_Direction:_ Set down exactly the lines of the listing below, please, beginning with the first and ending with the line that holds "Chart.register(...registerables);".

_Data excerpt:_

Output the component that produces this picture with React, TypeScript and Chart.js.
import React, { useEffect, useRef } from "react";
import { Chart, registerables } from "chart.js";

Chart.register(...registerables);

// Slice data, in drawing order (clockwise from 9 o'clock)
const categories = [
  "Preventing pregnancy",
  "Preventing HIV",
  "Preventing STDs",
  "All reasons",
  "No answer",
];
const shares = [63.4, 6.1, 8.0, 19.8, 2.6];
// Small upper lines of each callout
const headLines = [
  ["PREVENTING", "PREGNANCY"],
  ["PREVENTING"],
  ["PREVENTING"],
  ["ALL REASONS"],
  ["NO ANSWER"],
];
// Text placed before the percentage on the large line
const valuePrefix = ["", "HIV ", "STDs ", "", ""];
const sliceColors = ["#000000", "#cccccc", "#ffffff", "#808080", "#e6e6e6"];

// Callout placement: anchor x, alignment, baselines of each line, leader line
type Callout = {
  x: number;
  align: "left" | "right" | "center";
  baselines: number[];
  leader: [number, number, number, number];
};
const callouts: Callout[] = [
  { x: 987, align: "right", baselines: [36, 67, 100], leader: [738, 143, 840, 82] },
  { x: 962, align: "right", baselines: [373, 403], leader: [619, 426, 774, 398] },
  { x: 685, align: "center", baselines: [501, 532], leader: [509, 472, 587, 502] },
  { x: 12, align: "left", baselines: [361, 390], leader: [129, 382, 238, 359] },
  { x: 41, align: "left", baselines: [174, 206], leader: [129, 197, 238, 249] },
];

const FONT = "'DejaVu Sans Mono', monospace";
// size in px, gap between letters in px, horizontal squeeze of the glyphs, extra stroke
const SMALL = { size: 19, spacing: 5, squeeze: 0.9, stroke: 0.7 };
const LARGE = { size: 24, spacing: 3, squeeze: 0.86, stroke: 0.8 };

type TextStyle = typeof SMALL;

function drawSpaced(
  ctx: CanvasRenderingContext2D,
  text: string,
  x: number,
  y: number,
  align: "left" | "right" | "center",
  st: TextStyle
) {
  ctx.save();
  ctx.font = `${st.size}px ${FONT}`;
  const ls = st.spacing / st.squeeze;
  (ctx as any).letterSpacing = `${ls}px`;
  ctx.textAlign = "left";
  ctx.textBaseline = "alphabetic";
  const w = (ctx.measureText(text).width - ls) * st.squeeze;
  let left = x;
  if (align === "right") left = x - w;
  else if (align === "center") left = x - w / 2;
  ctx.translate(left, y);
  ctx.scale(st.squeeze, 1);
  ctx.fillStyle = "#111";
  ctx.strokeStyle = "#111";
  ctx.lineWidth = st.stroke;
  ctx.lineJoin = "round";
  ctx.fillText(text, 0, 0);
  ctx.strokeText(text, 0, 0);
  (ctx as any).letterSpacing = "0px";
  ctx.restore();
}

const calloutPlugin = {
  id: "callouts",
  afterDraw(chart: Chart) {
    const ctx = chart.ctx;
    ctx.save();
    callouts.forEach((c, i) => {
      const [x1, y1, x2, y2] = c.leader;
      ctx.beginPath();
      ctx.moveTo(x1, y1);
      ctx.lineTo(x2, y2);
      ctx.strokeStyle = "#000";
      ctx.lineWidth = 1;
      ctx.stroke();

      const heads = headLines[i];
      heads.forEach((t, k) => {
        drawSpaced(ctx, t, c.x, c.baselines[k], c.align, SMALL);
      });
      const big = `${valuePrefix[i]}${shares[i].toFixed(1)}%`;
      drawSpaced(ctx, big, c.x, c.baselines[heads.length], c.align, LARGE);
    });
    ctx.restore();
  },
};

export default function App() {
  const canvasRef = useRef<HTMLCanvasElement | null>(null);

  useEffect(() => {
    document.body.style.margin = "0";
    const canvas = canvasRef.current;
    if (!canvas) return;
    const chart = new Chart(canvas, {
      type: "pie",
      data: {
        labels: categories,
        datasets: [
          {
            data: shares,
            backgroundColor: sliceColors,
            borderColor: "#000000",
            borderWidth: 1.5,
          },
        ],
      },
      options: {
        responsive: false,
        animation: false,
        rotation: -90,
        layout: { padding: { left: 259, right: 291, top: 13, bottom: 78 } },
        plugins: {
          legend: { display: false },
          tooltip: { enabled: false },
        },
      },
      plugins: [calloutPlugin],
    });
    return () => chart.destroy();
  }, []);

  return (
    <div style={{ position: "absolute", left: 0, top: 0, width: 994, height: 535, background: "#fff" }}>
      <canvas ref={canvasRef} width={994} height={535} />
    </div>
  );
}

_Response:_
Output the component that produces this picture with React, TypeScript and Chart.js.
import React, { useEffect, useRef } from "react";
import { Chart, registerables } from "chart.js";

Chart.register(...registerables);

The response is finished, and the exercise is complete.